Density determination of liquid metals by means of fast resistive pulse-heating and electromagnetic levitation
Alexander Schmon
Institute of Experimental Physics, TU Graz
10:20 - 11:00 Friday 22 May 2015 HS P3 PH02112

Thermophysical properties of metals in the liquid phase have become increasingly important as input data for modern numerical simulations. Especially density is a relevant parameter for e.g. casting modelling.

Investigations of metals at high temperatures have to deal with difficulties such as chemical reactions, evaporation, loss of mechanical stability ect. One way to minimize interactions with the environment is to reduce the experimental duration. Applying a fast resistive pulse-heating technique, wire shaped specimens were resistively volume heated as part of an electrical discharge circuit. The passage of an electrical current of about 10.000 A leads to heating rates up to 10^8 K/s. The specimen is heated from room temperature to the end of its liquid phase in about 60 µs. During this process the sample’s thermal expansion is monitored by an adapted CCD camera system. Temperature is determined by measuring the surface radiance emitted from the sample by a pyrometer.

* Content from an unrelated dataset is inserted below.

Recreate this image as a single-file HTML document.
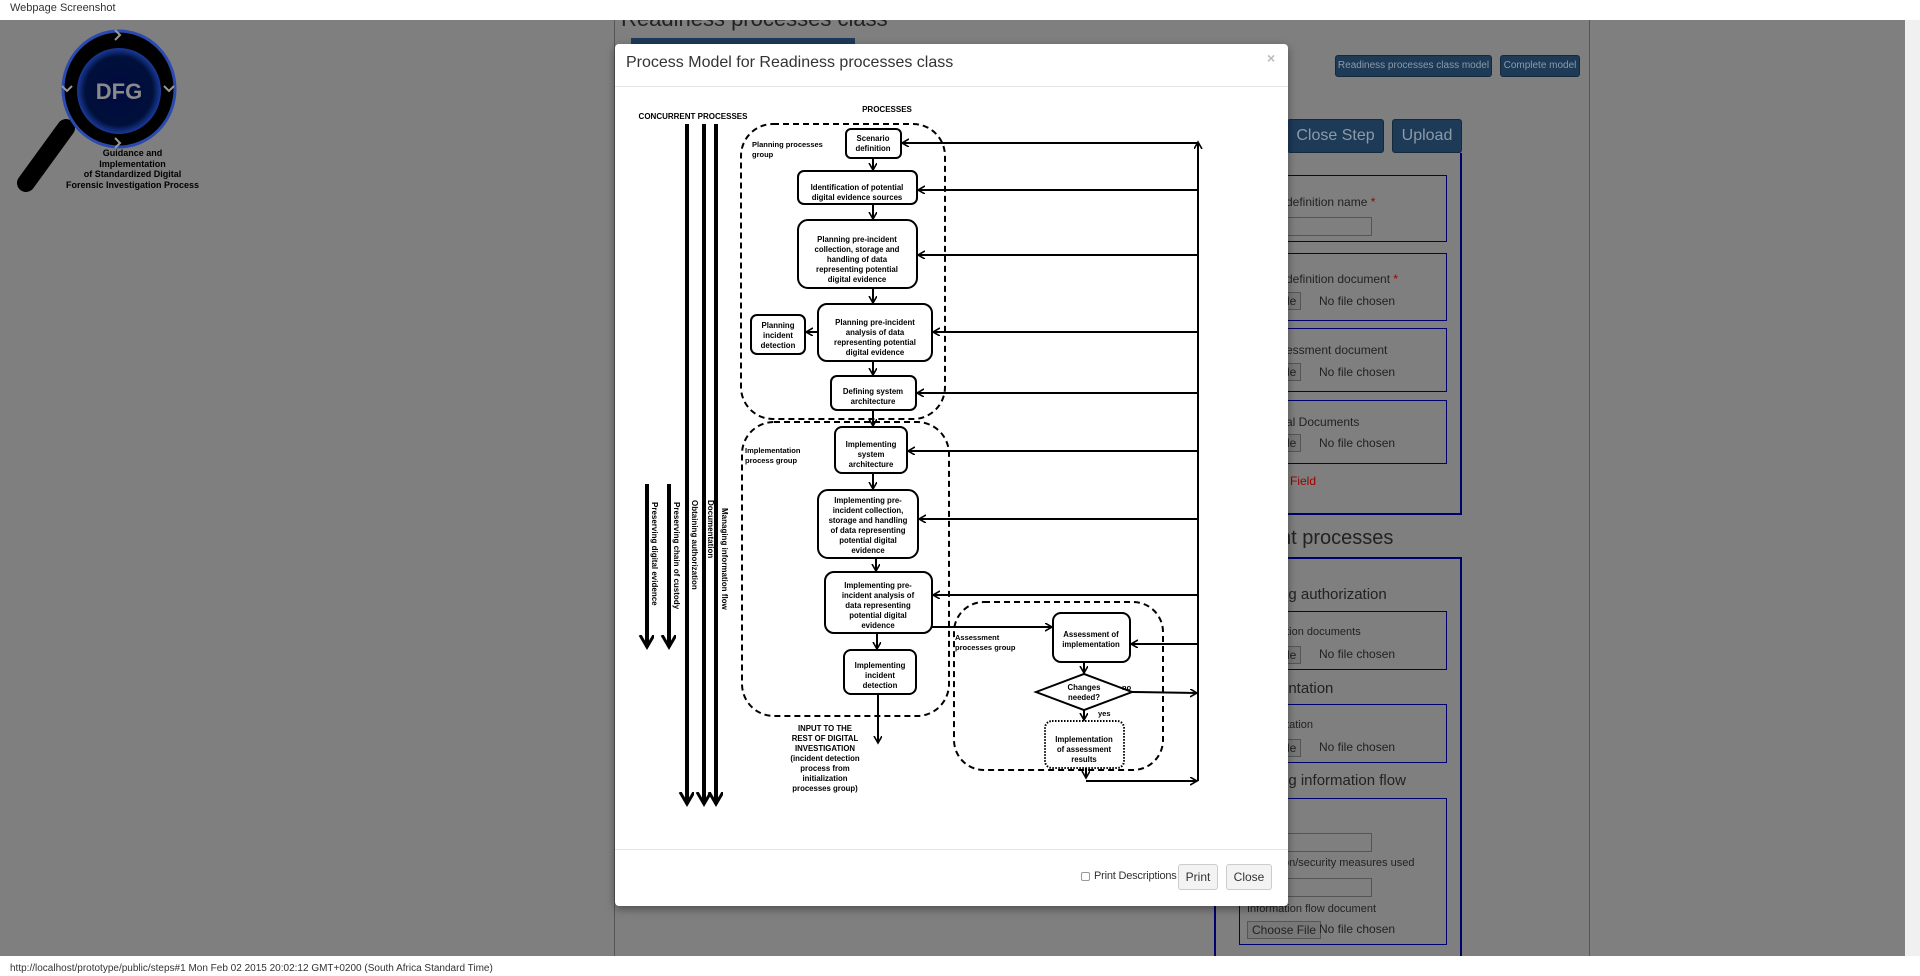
<!DOCTYPE html>
<html><head><meta charset="utf-8"><style>
*{margin:0;padding:0;box-sizing:border-box}
body{width:1920px;height:976px;position:relative;overflow:hidden;background:#7f7f7f;font-family:"Liberation Sans",Arial,sans-serif}
.a{position:absolute}
.btn{position:absolute;background:#1d3a57;border:1px solid #15293d;border-radius:3px;color:#8d9aa8;text-align:center}
.bx{position:absolute;border:1px solid #00006e}
.t{position:absolute;color:#222;white-space:nowrap}
.fb{position:absolute;background:#777;border:1px solid #555;color:#222;font-size:12px;padding:1px 4px}
</style></head><body>
<div class="t" style="left:621px;top:6px;font-size:22px;color:#222">Readiness processes class</div>
<div class="a" style="left:0;top:0;width:1920px;height:20px;background:#fff"></div>
<div class="t" style="left:10px;top:2px;font-size:11px;color:#333">Webpage Screenshot</div>
<div class="a" style="left:1905px;top:20px;width:15px;height:936px;background:#f0f0f0"></div>
<div class="a" style="left:614px;top:20px;width:1px;height:936px;background:#555"></div>
<div class="a" style="left:1589px;top:20px;width:1px;height:936px;background:#555"></div>

<svg class="a" style="left:0;top:20px" width="200" height="180">
<defs><radialGradient id="g"><stop offset="0" stop-color="#000a40"/><stop offset=".8" stop-color="#00103a"/><stop offset="1" stop-color="#1a3a9a"/></radialGradient></defs>
<line x1="66" y1="108" x2="26" y2="163" stroke="#000" stroke-width="18" stroke-linecap="round"/>
<ellipse cx="119" cy="69" rx="56" ry="58" fill="#000" stroke="#2a4ab0" stroke-width="3"/>
<ellipse cx="119" cy="71" rx="42" ry="43" fill="url(#g)"/>
<text x="119" y="79" text-anchor="middle" font-family="Liberation Sans" font-weight="bold" font-size="22" fill="#8a8a8a">DFG</text>
<path d="M115 10l5 5-5 5M115 118l5 5-5 5M62 66l5 5 5-5M164 66l5 5 5-5" stroke="#999" stroke-width="2" fill="none"/>
</svg>
<div class="t" style="left:40px;top:148px;width:185px;text-align:center;font-size:9px;font-weight:bold;line-height:10.5px;color:#000">Guidance and<br>Implementation<br>of Standardized Digital<br>Forensic Investigation Process</div>

<div class="a" style="left:631px;top:38px;width:224px;height:12px;background:#1d3a57"></div>

<div class="btn" style="left:1335px;top:55px;width:157px;height:22px;font-size:10px;line-height:20px">Readiness processes class model</div>
<div class="btn" style="left:1500px;top:55px;width:80px;height:22px;font-size:10px;line-height:20px">Complete model</div>
<div class="btn" style="left:1287px;top:119px;width:97px;height:34px;font-size:16px;line-height:32px">Close Step</div>
<div class="btn" style="left:1392px;top:119px;width:70px;height:34px;font-size:16px;line-height:32px">Upload</div>
<div class="a" style="left:1200px;top:153px;width:262px;height:362px;border:2px solid #00006e;border-top:none"></div>
<div class="bx" style="left:1200px;top:175px;width:247px;height:67px"></div>
<div class="t" style="left:1286px;top:195px;font-size:12px">definition name <span style="color:#900">*</span></div>
<div class="a" style="left:1280px;top:217px;width:92px;height:19px;border:1px solid #555"></div>
<div class="bx" style="left:1200px;top:253px;width:247px;height:68px"></div>
<div class="t" style="left:1286px;top:272px;font-size:12px">definition document <span style="color:#900">*</span></div>
<div class="fb" style="left:1272px;top:292px">File</div><div class="t" style="left:1319px;top:294px;font-size:12px">No file chosen</div>
<div class="bx" style="left:1200px;top:328px;width:247px;height:64px"></div>
<div class="t" style="left:1286px;top:343px;font-size:12px">essment document</div>
<div class="fb" style="left:1272px;top:363px">File</div><div class="t" style="left:1319px;top:365px;font-size:12px">No file chosen</div>
<div class="bx" style="left:1200px;top:400px;width:247px;height:64px"></div>
<div class="t" style="left:1286px;top:415px;font-size:12px">al Documents</div>
<div class="fb" style="left:1272px;top:434px">File</div><div class="t" style="left:1319px;top:436px;font-size:12px">No file chosen</div>
<div class="t" style="left:1290px;top:474px;font-size:12px;color:#900">Field</div>

<div class="t" style="left:1280px;top:527px;font-size:20px">nt processes</div>
<div class="a" style="left:1214px;top:557px;width:248px;height:399px;border:2px solid #00006e;border-bottom:none"></div>
<div class="t" style="left:1280px;top:586px;font-size:15px">ng authorization</div>
<div class="bx" style="left:1239px;top:611px;width:208px;height:59px"></div>
<div class="t" style="left:1280px;top:626px;font-size:11px">ation documents</div>
<div class="fb" style="left:1272px;top:646px">File</div><div class="t" style="left:1319px;top:647px;font-size:12px">No file chosen</div>
<div class="t" style="left:1280px;top:680px;font-size:15px">entation</div>
<div class="bx" style="left:1239px;top:704px;width:208px;height:59px"></div>
<div class="t" style="left:1280px;top:719px;font-size:11px">ntation</div>
<div class="fb" style="left:1272px;top:739px">File</div><div class="t" style="left:1319px;top:740px;font-size:12px">No file chosen</div>
<div class="t" style="left:1280px;top:772px;font-size:15px">ng information flow</div>
<div class="bx" style="left:1239px;top:798px;width:208px;height:147px"></div>
<div class="a" style="left:1280px;top:833px;width:92px;height:19px;border:1px solid #555"></div>
<div class="t" style="left:1283px;top:857px;font-size:11px">on/security measures used</div>
<div class="a" style="left:1280px;top:878px;width:92px;height:19px;border:1px solid #555"></div>
<div class="t" style="left:1247px;top:903px;font-size:11px">Information flow document</div>
<div class="fb" style="left:1247px;top:921px">Choose File</div><div class="t" style="left:1319px;top:922px;font-size:12px">No file chosen</div>

<div class="a" style="left:0;top:956px;width:1920px;height:20px;background:#fff"></div>
<div class="t" style="left:10px;top:963px;font-size:10px;color:#333">http://localhost/prototype/public/steps#1 Mon Feb 02 2015 20:02:12 GMT+0200 (South Africa Standard Time)</div>

<div class="a" style="left:615px;top:44px;width:673px;height:862px;background:#fff;border-radius:4px;box-shadow:0 3px 9px rgba(0,0,0,.4)"></div>
<div class="t" style="left:626px;top:54px;font-size:16px;color:#333">Process Model for Readiness processes class</div>
<div class="t" style="left:1267px;top:50px;font-size:14px;color:#bbb;font-weight:bold">×</div>
<div class="a" style="left:615px;top:86px;width:673px;height:1px;background:#e5e5e5"></div>
<div class="a" style="left:615px;top:849px;width:673px;height:1px;background:#e5e5e5"></div>
<div class="a" style="left:1081px;top:872px;width:9px;height:9px;border:1px solid #999;border-radius:2px"></div>
<div class="t" style="left:1094px;top:870px;font-size:11px;color:#333;letter-spacing:-0.2px">Print Descriptions</div>
<div class="a" style="left:1178px;top:864px;width:40px;height:26px;border:1px solid #ccc;border-radius:3px;background:#f3f3f3;font-size:12px;line-height:24px;text-align:center;color:#333">Print</div>
<div class="a" style="left:1226px;top:864px;width:46px;height:26px;border:1px solid #ccc;border-radius:3px;background:#f3f3f3;font-size:12px;line-height:24px;text-align:center;color:#333">Close</div>

<svg class="a" style="left:0;top:0" width="1920" height="976" font-family="Liberation Sans, Arial, sans-serif" font-size="8" font-weight="bold">
<defs>
<marker id="ar" markerWidth="10" markerHeight="10" refX="7" refY="4" orient="auto" markerUnits="userSpaceOnUse"><path d="M0 0L7 4L0 8" fill="none" stroke="#000" stroke-width="1.6"/></marker>
<marker id="big" markerWidth="20" markerHeight="20" refX="12" refY="7" orient="auto" markerUnits="userSpaceOnUse"><path d="M0 0L12 7L0 14" fill="none" stroke="#000" stroke-width="3"/></marker>
</defs>
<g text-anchor="middle">
<text x="693" y="119">CONCURRENT PROCESSES</text>
<text x="887" y="112">PROCESSES</text>
</g>
<g fill="none" stroke="#000" stroke-width="2" stroke-dasharray="6,4">
<rect x="741" y="124" width="204" height="295" rx="32"/>
<rect x="742" y="422" width="207" height="294" rx="32"/>
<rect x="954" y="602" width="209" height="168" rx="30"/>
</g>
<g fill="#fff" stroke="#000" stroke-width="2">
<rect x="846" y="129" width="55" height="29" rx="5"/>
<rect x="798" y="171" width="119" height="33" rx="6"/>
<rect x="798" y="220" width="119" height="68" rx="10"/>
<rect x="818" y="304" width="114" height="57" rx="9"/>
<rect x="751" y="315" width="54" height="39" rx="6"/>
<rect x="831" y="376" width="85" height="34" rx="6"/>
<rect x="835" y="427" width="72" height="46" rx="7"/>
<rect x="818" y="490" width="100" height="68" rx="10"/>
<rect x="825" y="572" width="107" height="61" rx="9"/>
<rect x="844" y="650" width="72" height="44" rx="7"/>
<rect x="1053" y="613" width="77" height="49" rx="8"/>
<path d="M1036 692L1084 674L1132 692L1084 710Z"/>
<rect x="1045" y="721" width="79" height="47" rx="7" stroke-dasharray="1.5,1.5"/>
</g>
<g stroke="#000" stroke-width="2" fill="none" marker-end="url(#ar)">
<line x1="873" y1="158" x2="873" y2="170"/>
<line x1="873" y1="204" x2="873" y2="219"/>
<line x1="873" y1="288" x2="873" y2="303"/>
<line x1="873" y1="361" x2="873" y2="375"/>
<line x1="873" y1="410" x2="873" y2="426"/>
<line x1="873" y1="473" x2="873" y2="489"/>
<line x1="876" y1="558" x2="876" y2="571"/>
<line x1="877" y1="633" x2="877" y2="649"/>
<line x1="878" y1="694" x2="878" y2="743"/>
<line x1="818" y1="332" x2="806" y2="332"/>
<line x1="1084" y1="662" x2="1084" y2="673"/>
<line x1="1084" y1="710" x2="1084" y2="720"/>
<line x1="1086" y1="768" x2="1086" y2="778"/>
<line x1="932" y1="627" x2="1052" y2="627"/>
<line x1="1132" y1="692" x2="1197" y2="693"/>
<line x1="1086" y1="781" x2="1197" y2="781"/>
<line x1="1198" y1="781" x2="1198" y2="142"/>
<line x1="1198" y1="143" x2="902" y2="143"/>
<line x1="1198" y1="190" x2="918" y2="190"/>
<line x1="1198" y1="255" x2="918" y2="255"/>
<line x1="1198" y1="332" x2="933" y2="332"/>
<line x1="1198" y1="393" x2="917" y2="393"/>
<line x1="1198" y1="451" x2="908" y2="451"/>
<line x1="1198" y1="519" x2="919" y2="519"/>
<line x1="1198" y1="595" x2="933" y2="595"/>
<line x1="1198" y1="644" x2="1131" y2="644"/>
</g>
<g stroke="#000" stroke-width="4" marker-end="url(#big)">
<line x1="687" y1="124" x2="687" y2="804"/>
<line x1="704" y1="124" x2="704" y2="804"/>
<line x1="716" y1="124" x2="716" y2="804"/>
<line x1="647" y1="484" x2="647" y2="647"/>
<line x1="669" y1="484" x2="669" y2="647"/>
</g>
<g font-size="8">
<text transform="translate(652,502) rotate(90)">Preserving digital evidence</text>
<text transform="translate(674,502) rotate(90)">Preserving chain of custody</text>
<text transform="translate(692,500) rotate(90)">Obtaining authorization</text>
<text transform="translate(708,500) rotate(90)">Documentation</text>
<text transform="translate(722,508) rotate(90)">Managing information flow</text>
</g>
<g font-size="7.5">
<text x="752" y="147">Planning processes</text><text x="752" y="157">group</text>
<text x="745" y="453">Implementation</text><text x="745" y="463">process group</text>
<text x="955" y="640">Assessment</text><text x="955" y="650">processes group</text>
<text x="1122" y="690">no</text><text x="1098" y="716">yes</text>
</g>
<g text-anchor="middle" font-size="7.8">
<text x="873" y="141">Scenario</text><text x="873" y="151">definition</text>
<text x="857" y="190">Identification of potential</text><text x="857" y="200">digital evidence sources</text>
<text x="857" y="242">Planning pre-incident</text><text x="857" y="252">collection, storage and</text><text x="857" y="262">handling of data</text><text x="857" y="272">representing potential</text><text x="857" y="282">digital evidence</text>
<text x="875" y="325">Planning pre-incident</text><text x="875" y="335">analysis of data</text><text x="875" y="345">representing potential</text><text x="875" y="355">digital evidence</text>
<text x="778" y="328">Planning</text><text x="778" y="338">incident</text><text x="778" y="348">detection</text>
<text x="873" y="394">Defining system</text><text x="873" y="404">architecture</text>
<text x="871" y="447">Implementing</text><text x="871" y="457">system</text><text x="871" y="467">architecture</text>
<text x="868" y="503">Implementing pre-</text><text x="868" y="513">incident collection,</text><text x="868" y="523">storage and handling</text><text x="868" y="533">of data representing</text><text x="868" y="543">potential digital</text><text x="868" y="553">evidence</text>
<text x="878" y="588">Implementing pre-</text><text x="878" y="598">incident analysis of</text><text x="878" y="608">data representing</text><text x="878" y="618">potential digital</text><text x="878" y="628">evidence</text>
<text x="880" y="668">Implementing</text><text x="880" y="678">incident</text><text x="880" y="688">detection</text>
<text x="1091" y="637">Assessment of</text><text x="1091" y="647">implementation</text>
<text x="1084" y="690">Changes</text><text x="1084" y="700">needed?</text>
<text x="1084" y="742">Implementation</text><text x="1084" y="752">of assessment</text><text x="1084" y="762">results</text>
<text x="825" y="731">INPUT TO THE</text><text x="825" y="741">REST OF DIGITAL</text><text x="825" y="751">INVESTIGATION</text><text x="825" y="761">(incident detection</text><text x="825" y="771">process from</text><text x="825" y="781">initialization</text><text x="825" y="791">processes group)</text>
</g>
</svg>
</body></html>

In addition an electromagnetic levitation apparatus was built up to perform containerless thermal expansion measurements in a much longer time regime. An inhomogeneous high-frequency electromagnetic field is generated by a water-cooled coil to heat and levitate the specimen. Temperature again is determined by a pyrometer. For thermal expansion determination shadowgraph-images are recorded with a high-speed CCD camera and evaluated with an edge detection algorithm. Density is calculated by averaging several 1000 frames for each temperature point.
Investigations of pure metals as well as application-relevant alloys were performed with both techniques and are compared to each other and to literature values.